Garde certainly shares some of the blame, as would anyone whose side has failed to win in 20 of their 23 matches. His team selections have been puzzling at times, trending toward overreliance on players like Joleon Lescott and Alan Hutton whose best years are behind them. That might be part of the reason he hasn’t really connected with his players.

But did he ever have a chance? Garde was asked to tend to an untenable situation, to stave off relegation with a team all but built to be relegated. After finishing 17th in the league last season, Villa either sold or let walk key cogs like Christian Benteke, Fabian Delph and Tom Cleverley, replacing them only with a slew of unproven, unmotivated commodities.

The club sat 19th when Garde came aboard on Nov. 2, with just one win from its first 10 matches, and the new players haven’t left Garde with a deep squad to choose from. Moreover, the process of putting together his staff resulted in a near-constant tug-of-war behind the scenes. Since owner Randy Lerner has had the team up for sale for nearly two years, it’s not surprising neither he nor chairman Steve Hollis have given Garde the backing required to succeed.

Which only compounds the mystery of why he was appointed. Garde is not prone to bluster, nor is he outwardly passionate, and while one can forgive Lerner and Hollis for steering clear of such a manager — they tried it with Tim Sherwood, last season, and it didn’t work — perhaps dragging Aston Villa to safety this season requires fire and brimstone instead of dignity.

Garde is more of a longer-term thinker, a man who likes to have a plan in place with the ability to execute it. He worked his way up through the managerial staff at Lyon, where he’d spent half his playing career, and took over the head job in 2011. His sides qualified for European competitions the next three seasons before he stepped down for personal reasons, and nobody can sensibly criticize him for failing to win Ligue 1 during the dawn of Paris Saint-Germain’s unbridled superiority.

Aston Villa used to be that kind of club. It used to enjoy competing for top-flight titles every year while playing in Europe. Aston Villa has won the English top flight seven times, more than all but four clubs, and while the bulk of those titles came over a century ago, the club has enjoyed success over the years.

Villa was particularly successful from the early 1980s to the mid-1990s, when it won the top flight once and finished second twice to go along with winning the European Cup (now Champions League) in 1982 and the League Cup in 1994 and 1996. Despite a drop-off since then, the Birmingham club still enjoys a hallowed stature and remains one of seven teams to have never been relegated from the Premier League.

Only now, that looks set to change.
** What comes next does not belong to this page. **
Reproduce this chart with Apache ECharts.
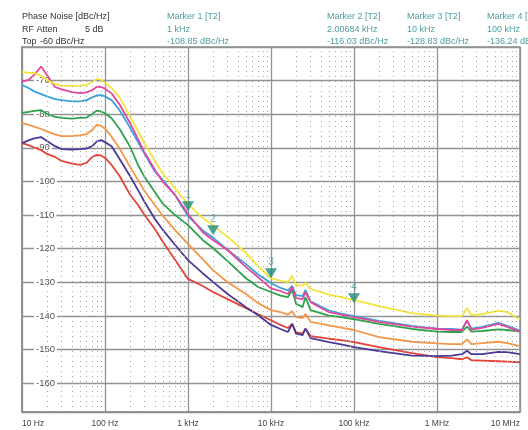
<!DOCTYPE html>
<html><head><meta charset="utf-8">
<script src="https://cdn.jsdelivr.net/npm/echarts@6/dist/echarts.min.js"></script>
<style>html,body{margin:0;padding:0;background:#fff}#c{width:528px;height:430px}</style>
</head><body><div id="c"></div>
<script>
// Offset frequencies (Hz)
const freqs = [10,12,14,17,20,25,30,40,50,60,70,80,90,100,120,150,200,250,300,400,500,700,1000,1500,2000,3000,5000,7000,10000,13000,16000,18000,20000,24000,26000,30000,50000,70000,100000,200000,500000,1000000,1500000,2000000,2300000,2600000,3500000,5500000,7000000,10000000];

// Phase noise traces (dBc/Hz)
const traceYellow = [-67.4,-67.7,-67.7,-68.6,-69.8,-71.0,-71.5,-71.6,-71.5,-71.3,-70.4,-69.5,-69.7,-70.7,-72.2,-75.0,-80.7,-85.0,-88.7,-93.9,-97.8,-102.1,-106.7,-110.9,-113.0,-116.5,-121.3,-125.2,-128.8,-129.6,-129.9,-128.1,-130.8,-131.1,-130.2,-132.0,-133.7,-134.4,-135.3,-137.1,-139.2,-139.9,-140.1,-140.1,-137.7,-139.8,-139.5,-138.5,-138.9,-141.0];
const traceMagenta = [-70.3,-69.8,-68.3,-65.8,-68.3,-71.9,-72.6,-73.4,-73.7,-73.5,-72.8,-71.8,-71.9,-72.4,-73.8,-77.1,-82.6,-87.4,-91.4,-96.6,-100.2,-104.0,-109.7,-115.1,-117.4,-120.4,-125.5,-128.5,-131.8,-132.6,-133.5,-131.4,-134.7,-135.0,-132.9,-135.9,-138.9,-139.6,-140.4,-141.8,-143.2,-143.9,-144.2,-144.2,-141.3,-144.1,-143.6,-142.4,-143.3,-144.7];
const traceBlue = [-71.3,-72.2,-73.2,-74.0,-74.7,-75.5,-75.8,-76.2,-76.2,-75.8,-75.0,-74.4,-74.3,-74.7,-75.8,-78.8,-84.0,-88.3,-91.8,-97.1,-99.6,-104.2,-110.3,-114.5,-116.7,-120.4,-124.6,-127.7,-130.2,-131.7,-132.4,-131.1,-133.8,-134.1,-132.3,-135.7,-138.4,-139.3,-140.1,-141.5,-143.0,-143.8,-143.9,-144.1,-141.5,-143.8,-143.3,-142.1,-143.0,-144.4];
const traceGreen = [-79.6,-79.3,-79.0,-78.8,-79.9,-80.8,-81.1,-81.3,-81.1,-81.0,-79.9,-78.9,-79.2,-79.7,-81.2,-84.4,-89.6,-95.1,-98.7,-103.2,-106.7,-110.0,-113.0,-117.4,-119.8,-123.7,-128.8,-131.4,-132.9,-134.0,-134.4,-132.3,-136.4,-137.4,-134.4,-138.3,-139.9,-140.4,-141.0,-142.4,-143.9,-144.7,-144.8,-144.8,-143.2,-144.7,-144.5,-144.0,-144.2,-144.7];
const traceOrange = [-82.6,-83.2,-83.7,-84.4,-85.1,-86.0,-86.5,-86.5,-86.3,-85.9,-84.7,-83.1,-83.5,-84.3,-86.7,-90.2,-95.6,-99.6,-102.9,-107.1,-110.3,-114.5,-118.6,-123.1,-126.4,-130.0,-133.5,-136.2,-138.3,-138.9,-139.6,-138.6,-140.4,-140.7,-139.4,-141.8,-142.8,-143.5,-144.2,-146.3,-147.7,-148.2,-148.4,-148.4,-147.0,-148.4,-148.1,-147.7,-148.1,-149.0];
const tracePurple = [-88.6,-87.8,-87.2,-86.8,-88.0,-89.5,-90.4,-90.5,-90.4,-90.2,-89.5,-88.1,-87.7,-88.3,-89.5,-93.3,-98.4,-102.6,-106.1,-111.2,-114.5,-118.9,-123.4,-127.3,-129.9,-133.5,-137.4,-139.8,-142.7,-143.9,-144.8,-142.4,-145.3,-145.7,-143.8,-146.6,-147.8,-148.5,-149.3,-150.5,-151.8,-152.0,-151.8,-151.4,-150.4,-151.4,-151.4,-150.7,-150.8,-151.4];
const traceRed = [-88.6,-89.2,-89.9,-90.7,-91.8,-92.7,-93.9,-94.7,-95.1,-94.5,-92.7,-92.1,-92.3,-93.0,-95.1,-98.4,-103.9,-107.0,-110.0,-114.2,-118.0,-123.4,-129.0,-131.1,-132.9,-135.0,-137.7,-139.5,-141.3,-142.7,-143.6,-142.4,-144.8,-145.3,-143.8,-146.0,-146.8,-147.2,-147.8,-149.3,-151.1,-152.3,-152.6,-152.9,-152.3,-153.2,-153.3,-153.5,-153.6,-153.8];

// Markers
const markerNames = ['1','2','3','4'];
const markerFreqs = [1000, 2006.84, 10000, 100000];
const markerLevels = [-108.85, -116.03, -128.83, -136.24];
const markerFreqText = ['1 kHz','2.00684 kHz','10 kHz','100 kHz'];
const markerLevelText = ['-108.85 dBc/Hz','-116.03 dBc/Hz','-128.83 dBc/Hz','-136.24 dBc/Hz'];

// Axis tick labels
const xTickValues = [10,100,1000,10000,100000,1000000,10000000];
const xTickLabels = ['10 Hz','100 Hz','1 kHz','10 kHz','100 kHz','1 MHz','10 MHz'];
const minorMultipliers = [2,3,4,5,6,7,8,9];

const minorFreqs = [];
xTickValues.slice(0, -1).forEach(d => minorMultipliers.forEach(m => minorFreqs.push(d * m)));

const traces = [
  {data: traceRed, color: '#e2443a'},
  {data: tracePurple, color: '#4b3996'},
  {data: traceOrange, color: '#f39848'},
  {data: traceGreen, color: '#2fa24c'},
  {data: traceBlue, color: '#3aa3da'},
  {data: traceMagenta, color: '#e2479f'},
  {data: traceYellow, color: '#f3e53a'}
];

const FONT = '"Liberation Sans", Arial, sans-serif';
const teal = '#4f9d9d';
const graphics = [];
function txt(t, x, y, color) {
  graphics.push({type:'text', x:x, y:y, silent:true,
    style:{text:t, fill:color, font:'9px ' + FONT, textVerticalAlign:'top', verticalAlign:'top'}});
}
txt('Phase Noise [dBc/Hz]', 22, 12, '#333');
txt('RF Atten', 22, 25, '#333');
txt('5 dB', 85, 25, '#333');
txt('Top', 22, 37, '#333');
txt('-60 dBc/Hz', 40, 37, '#333');
const markerColX = [167, 327, 407, 487];
markerNames.forEach((n, i) => {
  txt('Marker ' + n + ' [T2]', markerColX[i], 12, teal);
  txt(markerFreqText[i], markerColX[i], 25, teal);
  txt(markerLevelText[i], markerColX[i], 37, teal);
});

const series = traces.map(t => ({
  type:'line', data: freqs.map((f, i) => [f, t.data[i]]),
  showSymbol:false, symbol:'none', lineStyle:{color:t.color, width:1.8},
  itemStyle:{color:t.color}, silent:true, z:3, animation:false
}));
series.unshift({
  type:'line', data:[], silent:true, z:1, animation:false,
  markLine:{silent:true, animation:false, symbol:['none','none'], label:{show:false},
    lineStyle:{color:'#a8a8a8', type:[1,4], width:1},
    emphasis:{disabled:true},
    data: minorFreqs.map(f => ({xAxis:f}))}
});
series.push({
  type:'scatter', z:10, silent:true, animation:false,
  data: markerFreqs.map((f, i) => ({value:[f, markerLevels[i]], name:markerNames[i]})),
  symbol:'path://M0,0 L12,0 L6,10 Z', symbolSize:[12,10], symbolOffset:[0,-5],
  itemStyle:{color:'#1f8c7b'},
  label:{show:true, position:'top', distance:1, formatter:p => p.name, color:teal, fontSize:10, fontFamily:FONT}
});

const chart = echarts.init(document.getElementById('c'), null, {renderer:'canvas'});
chart.setOption({
  backgroundColor:'#fff',
  animation:false,
  grid:{left:22, right:8, top:47, bottom:18, show:true, borderColor:'#8c8c8c', borderWidth:1.5, outerBoundsMode:'none', containLabel:false},
  xAxis:{type:'log', logBase:10, min:10, max:10000000,
    axisLine:{show:true, lineStyle:{color:'#8c8c8c', width:1.5}},
    axisTick:{show:false},
    splitLine:{show:true, lineStyle:{color:'#939393', width:1.3}},
    axisLabel:{color:'#444', fontSize:8.5, fontFamily:FONT, margin:7,
      alignMinLabel:'left', alignMaxLabel:'right',
      formatter:v => { const i = xTickValues.indexOf(Math.round(v)); return i >= 0 ? xTickLabels[i] : ''; }}
  },
  yAxis:{type:'value', min:-168.6, max:-60, minInterval:10, maxInterval:10, splitNumber:11,
    axisLine:{show:true, lineStyle:{color:'#8c8c8c', width:1.5}},
    axisTick:{show:false},
    splitLine:{show:true, lineStyle:{color:'#939393', width:1.3}},
    axisLabel:{inside:true, margin:12, color:'#555', fontSize:9.5, fontFamily:FONT,
      backgroundColor:'#fff', padding:[0,2], showMinLabel:false, showMaxLabel:false,
      formatter:v => String(Math.round(v))}
  },
  graphic:graphics,
  series:series
});
</script></body></html>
The names being bandied about as permanent replacements for Garde clearly indicate Aston Villa is preparing for life in the Championship, which former manager Paul Lambert once warned is a “proper blood and thunder” league.

It’s not easy to yo-yo back into the Premier League one season after dropping out, although several clubs have done it in recent years. But those clubs were better positioned to return quickly than Aston Villa, whose finances, talent and stability are all in serious question.

Garde certainly couldn’t keep a club like that up. Doesn’t sound like too many managers can.